== INSTRUCTIONS TO FOLLOW ==
Leave the pictures out. Return all other data exactly.

## start

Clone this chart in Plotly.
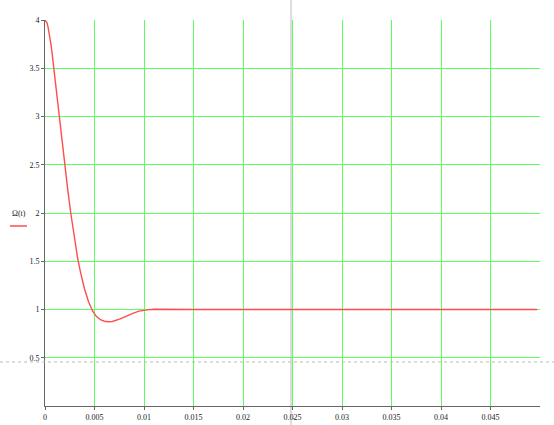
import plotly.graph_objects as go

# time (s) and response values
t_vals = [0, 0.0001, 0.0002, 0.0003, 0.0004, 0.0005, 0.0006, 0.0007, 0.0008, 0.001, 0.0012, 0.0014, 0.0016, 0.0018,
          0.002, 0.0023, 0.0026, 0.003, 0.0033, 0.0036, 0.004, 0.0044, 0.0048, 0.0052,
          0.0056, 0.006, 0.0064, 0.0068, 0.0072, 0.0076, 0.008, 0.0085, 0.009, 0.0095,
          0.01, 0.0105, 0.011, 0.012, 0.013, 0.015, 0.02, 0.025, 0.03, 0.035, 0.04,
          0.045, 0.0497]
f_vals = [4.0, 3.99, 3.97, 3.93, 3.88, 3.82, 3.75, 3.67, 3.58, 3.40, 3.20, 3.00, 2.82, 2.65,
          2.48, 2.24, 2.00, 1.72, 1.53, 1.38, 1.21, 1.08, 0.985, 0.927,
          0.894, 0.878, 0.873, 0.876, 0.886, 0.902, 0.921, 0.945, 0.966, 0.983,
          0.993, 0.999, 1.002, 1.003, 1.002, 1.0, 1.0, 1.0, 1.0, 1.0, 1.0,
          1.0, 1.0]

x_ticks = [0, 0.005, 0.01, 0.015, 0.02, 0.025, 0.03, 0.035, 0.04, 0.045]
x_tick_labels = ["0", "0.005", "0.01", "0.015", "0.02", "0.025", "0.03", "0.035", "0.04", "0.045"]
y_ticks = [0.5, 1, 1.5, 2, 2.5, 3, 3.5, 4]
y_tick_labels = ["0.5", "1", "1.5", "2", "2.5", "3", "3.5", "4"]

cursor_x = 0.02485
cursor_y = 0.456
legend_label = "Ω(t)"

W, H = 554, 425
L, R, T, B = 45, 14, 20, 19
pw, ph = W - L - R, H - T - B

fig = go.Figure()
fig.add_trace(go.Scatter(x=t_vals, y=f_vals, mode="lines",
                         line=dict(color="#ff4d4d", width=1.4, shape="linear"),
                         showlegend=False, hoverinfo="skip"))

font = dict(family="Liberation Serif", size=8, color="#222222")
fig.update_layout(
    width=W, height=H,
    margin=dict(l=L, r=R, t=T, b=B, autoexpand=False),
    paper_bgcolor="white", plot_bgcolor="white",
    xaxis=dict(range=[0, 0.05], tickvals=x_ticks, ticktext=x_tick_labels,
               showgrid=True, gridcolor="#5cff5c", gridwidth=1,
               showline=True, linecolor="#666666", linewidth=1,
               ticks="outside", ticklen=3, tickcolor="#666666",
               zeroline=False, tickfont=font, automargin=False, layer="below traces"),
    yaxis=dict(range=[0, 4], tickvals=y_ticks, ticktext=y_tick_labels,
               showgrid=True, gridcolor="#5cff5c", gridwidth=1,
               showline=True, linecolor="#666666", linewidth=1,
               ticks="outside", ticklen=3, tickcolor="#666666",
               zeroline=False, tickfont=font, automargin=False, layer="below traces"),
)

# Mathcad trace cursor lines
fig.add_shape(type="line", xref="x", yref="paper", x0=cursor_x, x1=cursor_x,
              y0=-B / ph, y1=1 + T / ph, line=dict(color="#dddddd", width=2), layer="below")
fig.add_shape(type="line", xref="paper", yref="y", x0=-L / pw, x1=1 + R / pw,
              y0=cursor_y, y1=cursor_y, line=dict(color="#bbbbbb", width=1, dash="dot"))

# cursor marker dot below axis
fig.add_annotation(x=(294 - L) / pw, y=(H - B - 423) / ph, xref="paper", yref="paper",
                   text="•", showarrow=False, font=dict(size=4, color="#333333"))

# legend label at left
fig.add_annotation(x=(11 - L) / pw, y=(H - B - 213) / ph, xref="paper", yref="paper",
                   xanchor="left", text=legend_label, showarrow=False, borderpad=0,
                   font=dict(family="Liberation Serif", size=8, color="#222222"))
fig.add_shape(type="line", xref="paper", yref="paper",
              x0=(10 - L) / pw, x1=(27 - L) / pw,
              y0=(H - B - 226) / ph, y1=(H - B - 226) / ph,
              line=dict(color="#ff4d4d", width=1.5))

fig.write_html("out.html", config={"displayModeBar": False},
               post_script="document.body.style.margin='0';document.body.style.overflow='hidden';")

## end

== ANSWER IN FULL ==
Clone this chart in Plotly.
import plotly.graph_objects as go

# time (s) and response values
t_vals = [0, 0.0001, 0.0002, 0.0003, 0.0004, 0.0005, 0.0006, 0.0007, 0.0008, 0.001, 0.0012, 0.0014, 0.0016, 0.0018,
          0.002, 0.0023, 0.0026, 0.003, 0.0033, 0.0036, 0.004, 0.0044, 0.0048, 0.0052,
          0.0056, 0.006, 0.0064, 0.0068, 0.0072, 0.0076, 0.008, 0.0085, 0.009, 0.0095,
          0.01, 0.0105, 0.011, 0.012, 0.013, 0.015, 0.02, 0.025, 0.03, 0.035, 0.04,
          0.045, 0.0497]
f_vals = [4.0, 3.99, 3.97, 3.93, 3.88, 3.82, 3.75, 3.67, 3.58, 3.40, 3.20, 3.00, 2.82, 2.65,
          2.48, 2.24, 2.00, 1.72, 1.53, 1.38, 1.21, 1.08, 0.985, 0.927,
          0.894, 0.878, 0.873, 0.876, 0.886, 0.902, 0.921, 0.945, 0.966, 0.983,
          0.993, 0.999, 1.002, 1.003, 1.002, 1.0, 1.0, 1.0, 1.0, 1.0, 1.0,
          1.0, 1.0]

x_ticks = [0, 0.005, 0.01, 0.015, 0.02, 0.025, 0.03, 0.035, 0.04, 0.045]
x_tick_labels = ["0", "0.005", "0.01", "0.015", "0.02", "0.025", "0.03", "0.035", "0.04", "0.045"]
y_ticks = [0.5, 1, 1.5, 2, 2.5, 3, 3.5, 4]
y_tick_labels = ["0.5", "1", "1.5", "2", "2.5", "3", "3.5", "4"]

cursor_x = 0.02485
cursor_y = 0.456
legend_label = "Ω(t)"

W, H = 554, 425
L, R, T, B = 45, 14, 20, 19
pw, ph = W - L - R, H - T - B

fig = go.Figure()
fig.add_trace(go.Scatter(x=t_vals, y=f_vals, mode="lines",
                         line=dict(color="#ff4d4d", width=1.4, shape="linear"),
                         showlegend=False, hoverinfo="skip"))

font = dict(family="Liberation Serif", size=8, color="#222222")
fig.update_layout(
    width=W, height=H,
    margin=dict(l=L, r=R, t=T, b=B, autoexpand=False),
    paper_bgcolor="white", plot_bgcolor="white",
    xaxis=dict(range=[0, 0.05], tickvals=x_ticks, ticktext=x_tick_labels,
               showgrid=True, gridcolor="#5cff5c", gridwidth=1,
               showline=True, linecolor="#666666", linewidth=1,
               ticks="outside", ticklen=3, tickcolor="#666666",
               zeroline=False, tickfont=font, automargin=False, layer="below traces"),
    yaxis=dict(range=[0, 4], tickvals=y_ticks, ticktext=y_tick_labels,
               showgrid=True, gridcolor="#5cff5c", gridwidth=1,
               showline=True, linecolor="#666666", linewidth=1,
               ticks="outside", ticklen=3, tickcolor="#666666",
               zeroline=False, tickfont=font, automargin=False, layer="below traces"),
)

# Mathcad trace cursor lines
fig.add_shape(type="line", xref="x", yref="paper", x0=cursor_x, x1=cursor_x,
              y0=-B / ph, y1=1 + T / ph, line=dict(color="#dddddd", width=2), layer="below")
fig.add_shape(type="line", xref="paper", yref="y", x0=-L / pw, x1=1 + R / pw,
              y0=cursor_y, y1=cursor_y, line=dict(color="#bbbbbb", width=1, dash="dot"))

# cursor marker dot below axis
fig.add_annotation(x=(294 - L) / pw, y=(H - B - 423) / ph, xref="paper", yref="paper",
                   text="•", showarrow=False, font=dict(size=4, color="#333333"))

# legend label at left
fig.add_annotation(x=(11 - L) / pw, y=(H - B - 213) / ph, xref="paper", yref="paper",
                   xanchor="left", text=legend_label, showarrow=False, borderpad=0,
                   font=dict(family="Liberation Serif", size=8, color="#222222"))
fig.add_shape(type="line", xref="paper", yref="paper",
              x0=(10 - L) / pw, x1=(27 - L) / pw,
              y0=(H - B - 226) / ph, y1=(H - B - 226) / ph,
              line=dict(color="#ff4d4d", width=1.5))

fig.write_html("out.html", config={"displayModeBar": False},
               post_script="document.body.style.margin='0';document.body.style.overflow='hidden';")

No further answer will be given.